Household Hints. No, really.
I’m a regular Martha Stewart over here with my household hints. Don’t pay attention to the dog hair is piled up in drifts under the coffee table. I’m here to help. Seriously. If you’ve seen the inside of my house, quit laughing.
Hint 1: Cleaning nasty coffee smell out of thermal carafes and travel mugs
Toss a couple denture tabs in there, add some warm water and it will be clean in no time. Do not mistake the foam for cappuccino and take a swallow, though. It’s minty fresh, but probably not good for your digestion. I buy generic brand foaming denture tablets in boxes of 100 for this very purpose. No, I don’t have dentures. Yet.

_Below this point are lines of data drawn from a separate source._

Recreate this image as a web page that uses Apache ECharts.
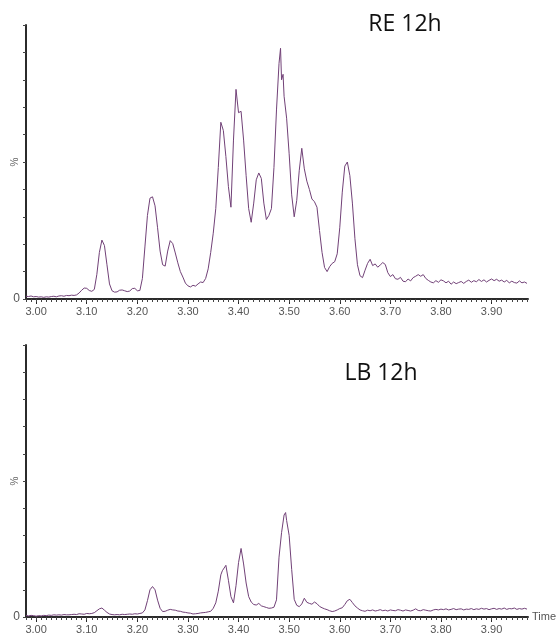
<!DOCTYPE html>
<html>
<head>
<meta charset="utf-8">
<title>RE 12h / LB 12h</title>
<script src="https://cdn.jsdelivr.net/npm/echarts@6/dist/echarts.min.js"></script>
<style>
  html, body { margin: 0; padding: 0; background: #ffffff; }
  #chart { width: 557px; height: 633px; }
</style>
</head>
<body>
<div id="chart"></div>
<script>
// Retention-time tick labels (minutes)
const xTickLabels = ['3.00', '3.10', '3.20', '3.30', '3.40', '3.50', '3.60', '3.70', '3.80', '3.90'];
const timeMin = 2.98;
const timeMax = 3.972;

// Relative intensity (%) versus time, RE 12h sample
const reTrace = [
  [2.980, 1.0], [2.985, 0.9], [2.990, 1.1], [2.995, 0.8], [3.000, 0.9], [3.005, 0.7], [3.010, 0.8], [3.015, 0.6],
  [3.020, 0.8], [3.025, 0.7], [3.030, 0.9], [3.035, 1.0], [3.040, 0.8], [3.045, 1.1], [3.050, 1.2], [3.055, 1.0],
  [3.060, 1.3], [3.065, 1.2], [3.070, 1.4], [3.075, 1.3], [3.080, 1.5], [3.085, 2.2], [3.090, 3.2], [3.095, 4.0],
  [3.100, 3.9], [3.105, 3.1], [3.110, 2.8], [3.115, 3.5], [3.120, 9.0], [3.125, 17.0], [3.130, 21.5], [3.135, 19.5],
  [3.140, 12.5], [3.145, 5.5], [3.150, 3.0], [3.155, 2.5], [3.160, 2.6], [3.165, 3.2], [3.170, 3.3], [3.175, 3.0],
  [3.180, 2.7], [3.185, 2.9], [3.190, 3.8], [3.195, 3.9], [3.200, 3.0], [3.205, 3.1], [3.210, 7.5], [3.215, 19.0],
  [3.220, 30.5], [3.225, 36.8], [3.230, 37.3], [3.235, 34.0], [3.240, 26.0], [3.245, 17.5], [3.250, 12.5], [3.255, 12.0],
  [3.260, 17.5], [3.265, 21.3], [3.270, 20.2], [3.275, 16.8], [3.280, 13.2], [3.285, 10.0], [3.290, 8.0], [3.295, 5.8],
  [3.300, 4.8], [3.305, 4.4], [3.310, 5.0], [3.315, 4.7], [3.320, 5.5], [3.325, 6.2], [3.330, 6.0], [3.335, 7.5],
  [3.340, 11.0], [3.345, 17.0], [3.350, 24.0], [3.355, 33.0], [3.360, 48.0], [3.365, 64.5], [3.370, 61.5], [3.375, 52.0],
  [3.380, 41.0], [3.385, 33.5], [3.390, 58.0], [3.395, 76.5], [3.400, 68.0], [3.405, 68.5], [3.410, 58.0], [3.415, 45.0],
  [3.420, 33.0], [3.425, 28.0], [3.430, 35.0], [3.435, 43.5], [3.440, 46.0], [3.445, 44.0], [3.450, 35.0], [3.455, 29.0],
  [3.460, 30.5], [3.465, 33.0], [3.470, 48.0], [3.475, 69.0], [3.480, 86.0], [3.483, 91.5], [3.485, 80.0], [3.488, 82.0],
  [3.490, 74.0], [3.495, 66.0], [3.500, 53.0], [3.505, 38.0], [3.510, 30.0], [3.515, 36.0], [3.520, 47.0], [3.525, 55.0],
  [3.530, 47.5], [3.535, 43.0], [3.540, 40.0], [3.545, 36.5], [3.550, 35.5], [3.555, 33.5], [3.560, 25.0], [3.565, 17.0],
  [3.570, 11.5], [3.575, 10.0], [3.580, 11.8], [3.585, 13.0], [3.590, 13.6], [3.595, 16.5], [3.600, 26.0], [3.605, 39.0],
  [3.610, 48.5], [3.615, 50.0], [3.620, 45.0], [3.625, 35.0], [3.630, 22.0], [3.635, 12.5], [3.640, 8.5], [3.645, 7.8],
  [3.650, 10.5], [3.655, 13.0], [3.660, 14.5], [3.665, 12.2], [3.670, 12.8], [3.675, 11.6], [3.680, 12.4], [3.685, 13.3],
  [3.690, 12.6], [3.695, 9.6], [3.700, 8.2], [3.705, 8.9], [3.710, 7.4], [3.715, 7.2], [3.720, 7.9], [3.725, 6.5],
  [3.730, 6.3], [3.735, 7.3], [3.740, 6.6], [3.745, 7.8], [3.750, 8.3], [3.755, 8.9], [3.760, 8.3], [3.765, 8.9],
  [3.770, 7.5], [3.775, 6.8], [3.780, 6.2], [3.785, 5.9], [3.790, 6.7], [3.795, 6.1], [3.800, 7.0], [3.805, 6.6],
  [3.810, 5.9], [3.815, 6.5], [3.820, 5.4], [3.825, 6.2], [3.830, 5.6], [3.835, 6.0], [3.840, 6.4], [3.845, 5.7],
  [3.850, 6.4], [3.855, 6.9], [3.860, 6.1], [3.865, 6.7], [3.870, 6.3], [3.875, 7.1], [3.880, 6.4], [3.885, 7.0],
  [3.890, 6.2], [3.895, 6.8], [3.900, 7.3], [3.905, 6.7], [3.910, 7.2], [3.915, 6.5], [3.920, 6.9], [3.925, 6.2],
  [3.930, 6.8], [3.935, 5.9], [3.940, 6.5], [3.945, 6.0], [3.950, 5.8], [3.955, 6.6], [3.960, 5.9], [3.965, 6.2],
  [3.970, 5.7]
];

// Relative intensity (%) versus time, LB 12h sample
const lbTrace = [
  [2.980, 0.6], [2.985, 0.4], [2.990, 0.6], [2.995, 0.5], [3.000, 0.3], [3.005, 0.5], [3.010, 0.4], [3.015, 0.6],
  [3.020, 0.5], [3.025, 0.7], [3.030, 0.6], [3.035, 0.8], [3.040, 0.7], [3.045, 0.8], [3.050, 0.7], [3.055, 0.9],
  [3.060, 0.8], [3.065, 0.8], [3.070, 0.9], [3.075, 1.0], [3.080, 0.9], [3.085, 1.2], [3.090, 1.1], [3.095, 1.0],
  [3.100, 1.3], [3.105, 1.2], [3.110, 1.3], [3.115, 1.6], [3.120, 2.3], [3.125, 3.0], [3.130, 3.3], [3.135, 2.5],
  [3.140, 1.7], [3.145, 1.1], [3.150, 0.9], [3.155, 0.8], [3.160, 0.9], [3.165, 0.8], [3.170, 1.0], [3.175, 0.9],
  [3.180, 1.0], [3.185, 1.1], [3.190, 1.0], [3.195, 1.2], [3.200, 1.1], [3.205, 1.3], [3.210, 1.5], [3.215, 2.6],
  [3.220, 6.0], [3.225, 10.0], [3.230, 11.2], [3.235, 10.0], [3.240, 6.2], [3.245, 3.2], [3.250, 2.0], [3.255, 2.1],
  [3.260, 2.5], [3.265, 2.8], [3.270, 2.6], [3.275, 2.5], [3.280, 2.2], [3.285, 2.1], [3.290, 1.8], [3.295, 1.7],
  [3.300, 1.5], [3.305, 1.4], [3.310, 1.1], [3.315, 1.2], [3.320, 1.3], [3.325, 1.5], [3.330, 1.6], [3.335, 1.7],
  [3.340, 1.9], [3.345, 2.1], [3.350, 3.2], [3.355, 5.2], [3.360, 9.5], [3.365, 15.5], [3.368, 17.0], [3.370, 16.5],
  [3.375, 19.0], [3.380, 13.5], [3.385, 7.5], [3.390, 5.2], [3.395, 11.5], [3.400, 20.0], [3.405, 25.2], [3.410, 19.5],
  [3.415, 12.5], [3.420, 7.5], [3.425, 5.5], [3.430, 4.6], [3.435, 4.4], [3.440, 5.0], [3.445, 4.1], [3.450, 3.8],
  [3.455, 3.5], [3.460, 3.2], [3.465, 3.3], [3.470, 3.6], [3.475, 6.3], [3.480, 22.0], [3.485, 31.0], [3.490, 37.5],
  [3.493, 38.4], [3.495, 35.5], [3.500, 30.0], [3.505, 17.5], [3.510, 6.5], [3.515, 4.3], [3.520, 3.8], [3.525, 4.8],
  [3.530, 6.9], [3.535, 5.4], [3.540, 5.0], [3.545, 4.7], [3.550, 5.5], [3.555, 4.9], [3.560, 3.9], [3.565, 3.4],
  [3.570, 3.0], [3.575, 2.7], [3.580, 2.3], [3.585, 2.0], [3.590, 2.2], [3.595, 2.6], [3.600, 3.1], [3.605, 3.4],
  [3.610, 4.6], [3.615, 6.0], [3.620, 6.5], [3.625, 5.3], [3.630, 4.1], [3.635, 3.3], [3.640, 2.6], [3.645, 2.3],
  [3.650, 2.1], [3.655, 2.5], [3.660, 2.3], [3.665, 2.6], [3.670, 2.2], [3.675, 2.4], [3.680, 2.7], [3.685, 2.3],
  [3.690, 2.5], [3.695, 2.2], [3.700, 2.6], [3.705, 2.4], [3.710, 2.3], [3.715, 2.7], [3.720, 2.5], [3.725, 2.2],
  [3.730, 2.6], [3.735, 2.4], [3.740, 2.2], [3.745, 2.5], [3.750, 3.0], [3.755, 2.4], [3.760, 2.3], [3.765, 2.7],
  [3.770, 2.5], [3.775, 2.3], [3.780, 2.2], [3.785, 2.6], [3.790, 2.8], [3.795, 2.6], [3.800, 2.9], [3.805, 2.7],
  [3.810, 3.0], [3.815, 2.6], [3.820, 2.8], [3.825, 3.1], [3.830, 2.7], [3.835, 2.9], [3.840, 3.0], [3.845, 2.6],
  [3.850, 2.9], [3.855, 2.8], [3.860, 3.1], [3.865, 2.7], [3.870, 3.0], [3.875, 2.8], [3.880, 3.2], [3.885, 2.9],
  [3.890, 3.1], [3.895, 2.7], [3.900, 3.0], [3.905, 3.2], [3.910, 2.8], [3.915, 3.1], [3.920, 2.9], [3.925, 3.3],
  [3.930, 2.8], [3.935, 3.1], [3.940, 3.0], [3.945, 3.3], [3.950, 2.8], [3.955, 3.1], [3.960, 2.9], [3.965, 3.2],
  [3.970, 2.9]
];

const panelTitles = ['RE 12h', 'LB 12h'];
const intensityUnit = '%';

// Major ticks come from the labels; minor ticks every 0.01 min
const majorTicks = xTickLabels.map(Number);
const minorTicks = [];
for (let i = 298; i <= 397; i++) minorTicks.push(i / 100);

const axisColor = '#2b2b2b';
const labelColor = '#555555';
const traceColor = '#714177';
const labelFont = 'Liberation Sans, Arial, sans-serif';

const grids = [
  { left: 26, top: 25, width: 502, height: 274, containLabel: false, outerBoundsMode: 'none' },
  { left: 26, top: 345, width: 502, height: 272, containLabel: false, outerBoundsMode: 'none' }
];

function majorAxis(gridIndex, withName) {
  return {
    gridIndex: gridIndex,
    type: 'value',
    position: 'bottom',
    min: timeMin,
    max: timeMax,
    name: withName ? 'Time' : '',
    nameLocation: 'end',
    nameGap: 4,
    nameTextStyle: { fontSize: 11, color: labelColor, fontFamily: labelFont, padding: [8, 0, 0, 0] },
    axisLine: { show: true, lineStyle: { color: axisColor, width: 2 } },
    axisTick: { show: true, customValues: majorTicks, length: 5, lineStyle: { color: axisColor, width: 1 } },
    axisLabel: {
      customValues: majorTicks,
      formatter: v => v.toFixed(2),
      margin: 7,
      fontSize: 11,
      color: labelColor,
      fontFamily: labelFont
    },
    splitLine: { show: false }
  };
}

function minorAxis(gridIndex) {
  return {
    gridIndex: gridIndex,
    type: 'value',
    position: 'bottom',
    min: timeMin,
    max: timeMax,
    axisLine: { show: false },
    axisTick: { show: true, customValues: minorTicks, length: 3, lineStyle: { color: '#444', width: 1 } },
    axisLabel: { show: false },
    splitLine: { show: false }
  };
}

function intensityAxis(gridIndex) {
  return {
    gridIndex: gridIndex,
    type: 'value',
    min: 0,
    max: 100,
    interval: 10,
    axisLine: { show: true, lineStyle: { color: axisColor, width: 2 } },
    axisTick: { show: true, length: 3, lineStyle: { color: '#444', width: 1 } },
    axisLabel: {
      customValues: [0],
      formatter: v => (v === 0 ? '0' : ''),
      margin: 6,
      fontSize: 12,
      color: labelColor,
      fontFamily: labelFont
    },
    splitLine: { show: false }
  };
}

function traceSeries(data, axisIndex) {
  return {
    type: 'line',
    xAxisIndex: axisIndex,
    yAxisIndex: axisIndex / 2,
    data: data,
    showSymbol: false,
    symbol: 'none',
    silent: true,
    lineStyle: { color: traceColor, width: 1 }
  };
}

// Rotated unit label beside each intensity axis
function unitLabel(cx, cy) {
  return {
    type: 'text', x: cx, y: cy, rotation: Math.PI / 2,
    style: { text: intensityUnit, fontSize: 10, fontFamily: labelFont, fill: '#666', align: 'center', verticalAlign: 'middle' }
  };
}

const chart = echarts.init(document.getElementById('chart'), null, { renderer: 'canvas' });

chart.setOption({
  animation: false,
  backgroundColor: '#ffffff',
  grid: grids,
  xAxis: [majorAxis(0, false), minorAxis(0), majorAxis(1, true), minorAxis(1)],
  yAxis: [intensityAxis(0), intensityAxis(1)],
  series: [traceSeries(reTrace, 0), traceSeries(lbTrace, 2)],
  graphic: [
    {
      type: 'text', x: 405, y: 24,
      style: { text: panelTitles[0], fontSize: 23, fontFamily: 'Open Sans, sans-serif', fill: '#111', align: 'center', verticalAlign: 'middle' }
    },
    {
      type: 'text', x: 381, y: 373,
      style: { text: panelTitles[1], fontSize: 23, fontFamily: 'Open Sans, sans-serif', fill: '#111', align: 'center', verticalAlign: 'middle' }
    },
    unitLabel(15, 162),
    unitLabel(15, 481)
  ]
});
</script>
</body>
</html>
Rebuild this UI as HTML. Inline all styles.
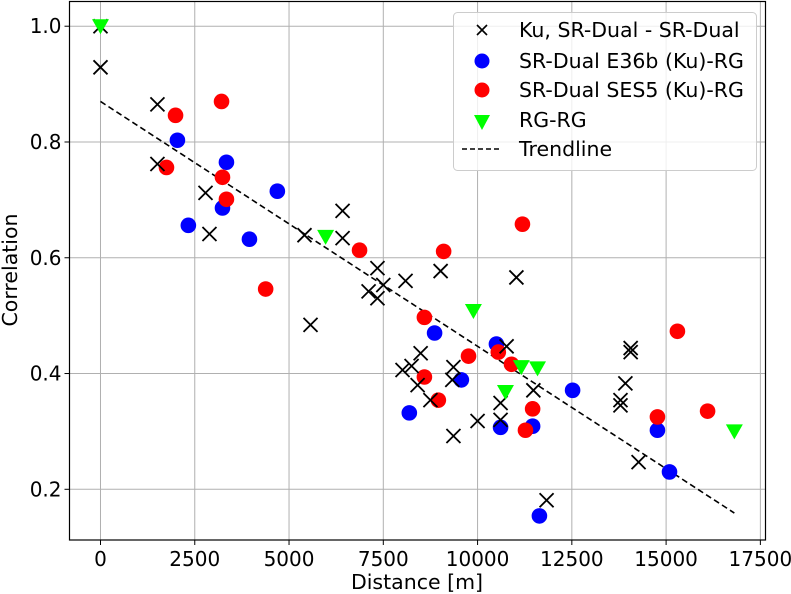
<!DOCTYPE html>
<html><head><meta charset="utf-8"><style>
html,body{margin:0;padding:0;background:#fff;}
svg{display:block;font-family:"DejaVu Sans","Liberation Sans",sans-serif;}
</style></head><body>
<svg id="chart" width="791" height="594" viewBox="0 0 791 594">
<g id="grid"></g>
<g id="series"></g>
<rect x="69.5" y="1.5" width="696" height="538.5" fill="none" stroke="#000" stroke-width="1.2"/>
<g id="axes"></g>
<text x="417" y="589" font-size="20.5" text-anchor="middle">Distance [m]</text>
<text transform="translate(17,270) rotate(-90)" font-size="20.5" text-anchor="middle">Correlation</text>
<g>
<rect x="453.5" y="12.5" width="303" height="158" rx="4" fill="#fff" fill-opacity="0.8" stroke="#ccc"/>
<g><path d="M477,25 L487,35 M487,25 L477,35" stroke="#000" stroke-width="1.6"/><text x="519" y="37" font-size="20.5">Ku, SR-Dual - SR-Dual</text></g>
<g><circle cx="482" cy="61" r="7.5" fill="#00f"/><text x="519" y="68" font-size="20.5">SR-Dual E36b (Ku)-RG</text></g>
<g><circle cx="482" cy="90" r="7.5" fill="#f00"/><text x="519" y="97" font-size="20.5">SR-Dual SES5 (Ku)-RG</text></g>
<g><path d="M474,115 L490,115 L482,130 Z" fill="#0f0"/><text x="519" y="127" font-size="20.5">RG-RG</text></g>
<g><line x1="462" y1="149" x2="502" y2="149" stroke="#000" stroke-width="1.5" stroke-dasharray="5,3"/><text x="519" y="156" font-size="20.5">Trendline</text></g>
</g>
</svg>
<script>
const xTicks=[0,2500,5000,7500,10000,12500,15000,17500];
const yTicks=[0.2,0.4,0.6,0.8,1.0];
const kuX=[0,0,1510,1510,2785,2890,5410,6420,6420,5570,7345,7110,7345,7500,8090,9020,11030,8010,8250,8490,8410,8750,9360,9330,9360,10000,10610,10610,10770,11480,11830,14270,14060,14060,13920,13790,13790];
const kuY=[1.0,0.929,0.865,0.762,0.712,0.641,0.639,0.681,0.634,0.484,0.582,0.542,0.530,0.553,0.560,0.577,0.566,0.406,0.413,0.435,0.380,0.354,0.411,0.389,0.292,0.318,0.349,0.320,0.447,0.371,0.181,0.247,0.444,0.437,0.383,0.354,0.345];
const e36X=[2040,2330,3235,3340,3950,4690,8860,9570,8190,10500,10610,11460,11640,12520,14770,15090];
const e36Y=[0.803,0.656,0.686,0.765,0.632,0.715,0.470,0.389,0.332,0.451,0.307,0.309,0.154,0.371,0.302,0.230];
const sesX=[1990,1750,3210,3235,3340,4380,6870,9100,8590,8590,8960,9760,10550,10900,11190,11460,11270,14770,15300,16100];
const sesY=[0.846,0.756,0.870,0.739,0.701,0.546,0.613,0.611,0.497,0.394,0.354,0.430,0.437,0.416,0.658,0.339,0.302,0.325,0.473,0.335];
const rgX=[0,5970,9890,10740,11160,11590,16810];
const rgY=[1.0,0.636,0.508,0.368,0.411,0.409,0.300];
const trendX=[0,16810];
const trendY=[0.870,0.159];

const NS='http://www.w3.org/2000/svg';
const L=69.5,R=765.5,T=1.5,B=540;
const xMin=-822,xMax=17636,yMin=0.1124,yMax=1.0427;
function sx(v){return L+(v-xMin)/(xMax-xMin)*(R-L);}
function sy(v){return B-(v-yMin)/(yMax-yMin)*(B-T);}
function mk(tag,attrs,parent){const e=document.createElementNS(NS,tag);for(const k in attrs)e.setAttribute(k,attrs[k]);parent.appendChild(e);return e;}
const grid=document.getElementById('grid'),axes=document.getElementById('axes'),series=document.getElementById('series');
xTicks.forEach(t=>{const x=sx(t);
 const g=mk('line',{x1:x,x2:x,y1:T,y2:B,stroke:'#b0b0b0','stroke-width':1},grid);
 
 
 const tk=mk('line',{x1:x,x2:x,y1:B,y2:B+5,stroke:'#000','stroke-width':1},axes);
 
 
 const tx=mk('text',{x:x,y:B+26,'font-size':20,'text-anchor':'middle'},axes);tx.textContent=String(t);
 
 
});
yTicks.forEach(t=>{const y=sy(t);
 const g=mk('line',{x1:L,x2:R,y1:y,y2:y,stroke:'#b0b0b0','stroke-width':1},grid);
 
 
 const tk=mk('line',{x1:L-5,x2:L,y1:y,y2:y,stroke:'#000','stroke-width':1},axes);
 
 
 const tx=mk('text',{x:L-8,y:y+7,'font-size':20,'text-anchor':'end'},axes);tx.textContent=t.toFixed(1);
 
 
});
const tl=mk('line',{x1:sx(trendX[0]),y1:sy(trendY[0]),x2:sx(trendX[1]),y2:sy(trendY[1]),stroke:'#000','stroke-width':1.6,'stroke-dasharray':'6,3.5'},series);


e36X.forEach((v,i)=>{const c=mk('circle',{cx:sx(v),cy:sy(e36Y[i]),r:7.8,fill:'#00f'},series);
 
 });
sesX.forEach((v,i)=>{const c=mk('circle',{cx:sx(v),cy:sy(sesY[i]),r:7.8,fill:'#f00'},series);
 
 });
kuX.forEach((v,i)=>{const x=sx(v),y=sy(kuY[i]),d=7;
 const p=mk('path',{d:`M${x-d},${y-d}L${x+d},${y+d}M${x+d},${y-d}L${x-d},${y+d}`,stroke:'#000','stroke-width':1.8},series);
 
 });
rgX.forEach((v,i)=>{const x=sx(v),y=sy(rgY[i]);
 const p=mk('path',{d:`M${x-8.5},${y-7} L${x+8.5},${y-7} L${x},${y+8} Z`,fill:'#0f0'},series);
 
 });
</script>
</body></html>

Hint 2: Keeping from giving yourself food poisoning
Take a piece of twine and tie a loop in it. Slip the loop under the clip on the cap of a Sharpie. Hang it on your fridge from a magnet. Now you have a Sharpie handy and you can write the date you opened a carton of food on the lid.
Was that Tuesday or last Friday that you opened the soup? Now you know. Death averted. Whew.
Hint 3: Have a fully charged phone
A friend clued me into this because I wasn’t smart enough to think of it on my own. Now I’m passing it on to you. When I go to bed, my phone goes to bed. I put my two Blackberries (one for home, one for work, sigh) on their chargers every single time I go to bed for the night. Don’t you hate when people are always saying “My phone is dying”? Ok, maybe it is just me and they’re just trying to get me off the phone. But if you give your phone good sleep all night, you’ll practically never have the “phone dying” problem again.
That’s three hints – about all I can handle. Talk to you later. I have to get back to laying on the couch and ignoring the dog fur.